E-Myth Revisited Summary
Many of us start a business to escape the grind. But we somehow find ourselves overworked and exhausted. ‘Was it all worth it?’, we ask ourselves? In the E-Myth Revisited Summary, we discuss how business owners commit a fatal flaw. They trap themselves into “job” within their business. Inevitably, even the businesses that make it past the infancy stage crash and burn.
Big Idea #1: If you’re relying on expert employees, you’re destined to fail.
When you start your business, you’re most likely a one man show. You perform at an extraordinary level. You become an expert. But as the business grows, you hire employees to cover certain roles — and you expect them to be extraordinary as well. This can be disastrous. Far too many variables could go wrong when relying on people to be extraordinary. The only thing predictable about people is that they can be unpredictable.
Instead, you should design a reliable system that can make ordinary people perform at an expert level. The goal for every business is to deliver value. The value delivered should be systems-dependent, not expert dependent. In this context, the system becomes the tool that your employees use to deliver the value desired.
Big Idea #2 : Knowing how to do the technical work, doesn’t mean you know how to run a business.
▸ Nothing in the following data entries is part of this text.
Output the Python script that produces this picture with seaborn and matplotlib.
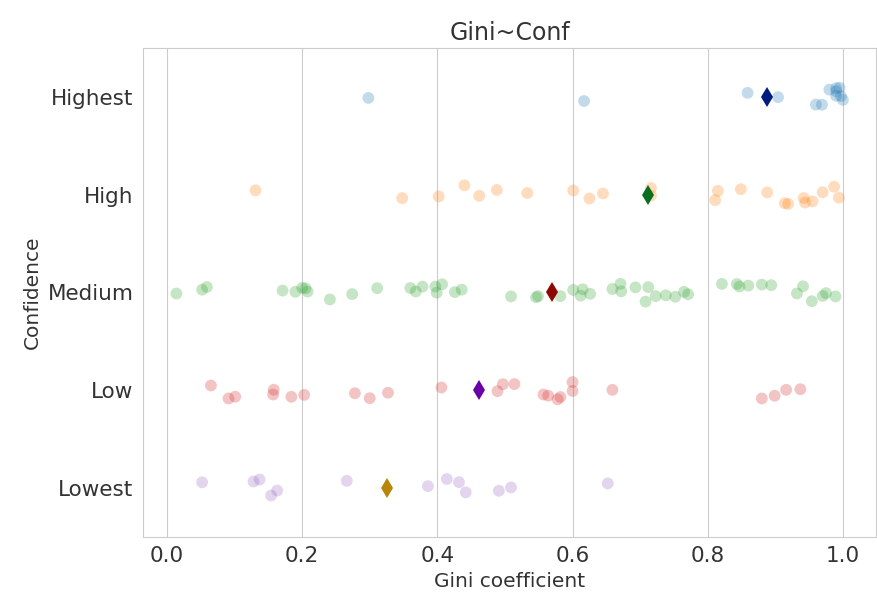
import matplotlib
matplotlib.use("Agg")
import matplotlib.pyplot as plt
import numpy as np
import pandas as pd
import seaborn as sns

# Gini coefficient values per confidence level
highest = [0.298, 0.617, 0.859, 0.904, 0.960, 0.969, 0.980, 0.990, 0.990,
           0.990, 0.995, 0.997, 1.000]
high = [0.131, 0.348, 0.402, 0.440, 0.462, 0.488, 0.533, 0.601, 0.625, 0.645,
        0.716, 0.716, 0.811, 0.815, 0.849, 0.888, 0.914, 0.919, 0.942, 0.944,
        0.955, 0.970, 0.987, 0.994]
medium = [0.014, 0.052, 0.059, 0.171, 0.190, 0.200, 0.205, 0.208, 0.241, 0.274,
          0.311, 0.360, 0.368, 0.378, 0.397, 0.399, 0.407, 0.426, 0.436,
          0.509, 0.546, 0.549, 0.582, 0.601, 0.612, 0.615, 0.626, 0.659, 0.672,
          0.671, 0.693, 0.708, 0.712, 0.723, 0.738, 0.752, 0.765, 0.771, 0.821,
          0.843, 0.847, 0.860, 0.880, 0.894, 0.932, 0.941, 0.954, 0.970, 0.975,
          0.989]
low = [0.065, 0.091, 0.101, 0.157, 0.158, 0.184, 0.203, 0.278, 0.300, 0.327,
       0.406, 0.489, 0.497, 0.514, 0.557, 0.564, 0.578, 0.582, 0.600, 0.600,
       0.659, 0.880, 0.899, 0.916, 0.937]
lowest = [0.052, 0.128, 0.137, 0.154, 0.163, 0.266, 0.386, 0.414, 0.432, 0.442,
          0.491, 0.509, 0.652]

levels = ["Highest", "High", "Medium", "Low", "Lowest"]
point_colors = ["#1f77b4", "#ff7f0e", "#2ca02c", "#d62728", "#9467bd"]
mean_colors = ["#001c7f", "#0a7020", "#8c0800", "#6a00a8", "#b8850a"]

df = pd.concat([
    pd.DataFrame({"gini": vals, "conf": lvl})
    for lvl, vals in zip(levels, [highest, high, medium, low, lowest])
])

sns.set_style("whitegrid")
plt.rcParams["font.family"] = ["DejaVu Sans"]
plt.rcParams["text.color"] = "#333333"
plt.rcParams["axes.labelcolor"] = "#333333"
plt.rcParams["xtick.color"] = "#333333"
plt.rcParams["ytick.color"] = "#333333"

fig, ax = plt.subplots(figsize=(8.78, 6.01), dpi=100)
fig.subplots_adjust(left=0.163, right=0.998, top=0.92, bottom=0.107)

np.random.seed(3)
sns.stripplot(data=df, x="gini", y="conf", hue="conf", order=levels,
              hue_order=levels, palette=point_colors, alpha=0.27, size=8.5,
              linewidth=0, legend=False, ax=ax)

# mean per level as a diamond
sns.pointplot(data=df, x="gini", y="conf", hue="conf", order=levels,
              hue_order=levels, palette=mean_colors, estimator="mean",
              errorbar=None, markers="d", linestyle="none", markersize=10.5,
              markeredgewidth=0, legend=False, zorder=10, ax=ax)

ax.grid(axis="y", visible=False)
ax.set_xticks([0.0, 0.2, 0.4, 0.6, 0.8, 1.0])
ax.tick_params(axis="both", labelsize=15.5)
ax.set_xlabel("Gini coefficient", fontsize=14.5)
ax.set_ylabel("Confidence", fontsize=14.5)
ax.set_title("Gini~Conf", fontsize=17)

fig.savefig("out.png", dpi=100)
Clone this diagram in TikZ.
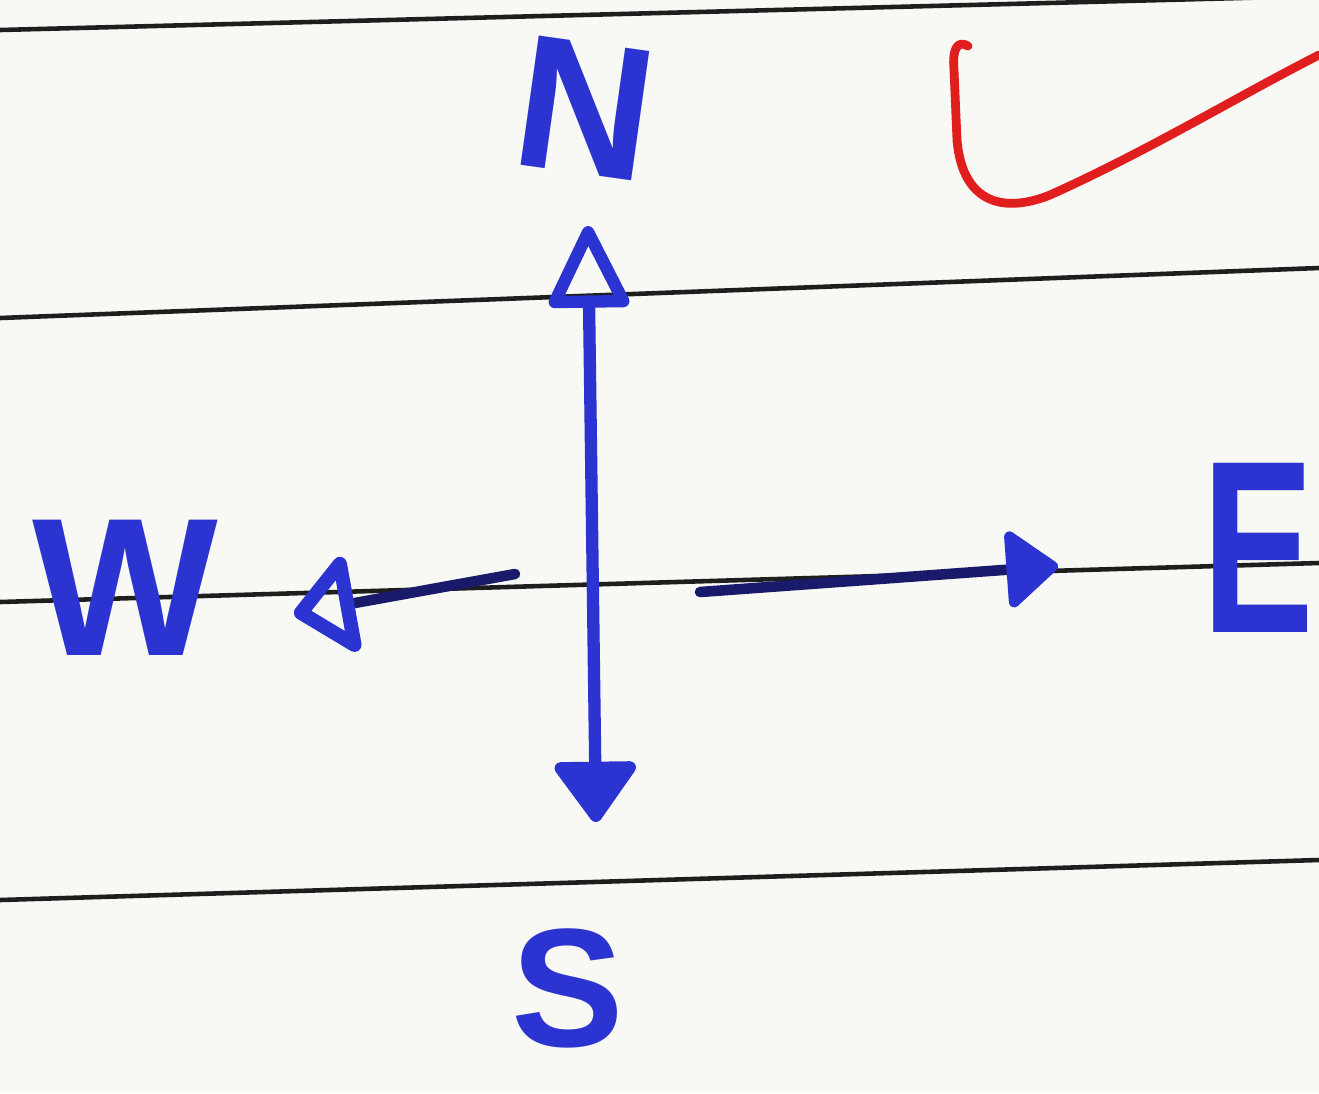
\documentclass[tikz,border=0pt]{standalone}
\usepackage{fontspec}
\setmainfont{Liberation Sans}
\usetikzlibrary{arrows.meta}
\definecolor{paper}{HTML}{F8F8F4}
\definecolor{rule}{HTML}{1E1E1E}
\definecolor{ink}{HTML}{2B34D0}
\definecolor{navy}{HTML}{1A1A6A}
\definecolor{checkred}{HTML}{E01E1E}
\begin{document}
\begin{tikzpicture}[x=0.02cm,y=-0.02cm,
  ruled/.style={draw=rule,line width=2.6pt},
  inkline/.style={draw=ink,line width=7pt,line cap=round,line join=round},
  navyline/.style={draw=navy,line width=6pt,line cap=round},
  letter/.style={text=ink,inner sep=0pt,font=\bfseries}]
\fill[paper] (0,0) rectangle (1319,1093);
\useasboundingbox (0,0) rectangle (1319,1093);
\begin{scope}
\clip (0,0) rectangle (1319,1093);
% ruled lines
\coordinate (r1a) at (0,30);   \coordinate (r1b) at (1319,-4);
\coordinate (r2a) at (0,318);  \coordinate (r2b) at (1319,268);
\coordinate (r3a) at (0,602);  \coordinate (r3b) at (1319,563);
\coordinate (r4a) at (0,900);  \coordinate (r4b) at (1319,860);
\draw[ruled] (r1a) -- (r1b);
\draw[ruled] (r2a) -- (r2b);
\draw[ruled] (r3a) -- (r3b);
\draw[ruled] (r4a) -- (r4b);
% letters
\node[letter,font=\bfseries\fontsize{108}{108}\selectfont,rotate=-8] (N) at (585,108) {N};
\node[letter,font=\bfseries\fontsize{112}{112}\selectfont] (W) at (125,588) {W};
\node[letter,font=\bfseries\fontsize{140}{140}\selectfont,xscale=0.68] (E) at (1258,548) {E};
\node[letter,font=\bfseries\fontsize{96}{96}\selectfont] (S) at (568,988) {S};
% arrows
\coordinate (nEnd) at (588,226);
\coordinate (sEnd) at (596,822);
\draw[inkline,{Triangle[round,length=1.3cm,width=1.8cm]}-{Triangle[open,round,length=1.8cm,width=1.7cm]}] (sEnd) -- (nEnd);
\coordinate (wStart) at (515,574);
\coordinate (wEnd) at (294,614);
\draw[navyline,-{Triangle[open,round,color=ink,line width=8pt,length=1.3cm,width=2.2cm]}] (wStart) -- (wEnd);
\coordinate (eStart) at (700,592);
\coordinate (eEnd) at (1058,566);
\draw[navyline,-{Triangle[round,color=ink,length=1.1cm,width=1.7cm]}] (eStart) -- (eEnd);
% red check mark
\coordinate (ck1) at (968,46);
\coordinate (ck2) at (1319,55);
\draw[checkred,line width=5pt,line cap=round,line join=round]
  (ck1) .. controls (958,40) and (952,48) .. (954,70)
  -- (957,140) .. controls (962,200) and (1000,215) .. (1050,195)
  .. controls (1150,150) and (1240,95) .. (ck2);
\end{scope}
\end{tikzpicture}
\end{document}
Many of us start a business because we excel at something we did for some else. For example, a hairstylist will open a hair salon or a software developer will start a software company. This is the fundamental flaw we make. We believe that knowing the technical work, means we know how to run a business. We don’t realize that the technical work and the ‘business’ work are two entirely different things.
This inevitably leads us to focus too much on the technical work and ignore the other components of the business. To grow your business, you need to know how to design a system, organize tasks and hire people accordingly.
Big Idea #3: Work ON Your business, not IN your business.
Most entrepreneurs fall into the trap of turning their business into a job. To escape this trap, ask yourself how your business can function without you. Envision the tasks, systems, and people needed in place for that business to function today. Doing this is you working ON your business. Now hire yourself (temporarily) to work within your business for the various tasks. In this context, you set up your business so you can eventually hire people to fill in the slots your business needs to run independently.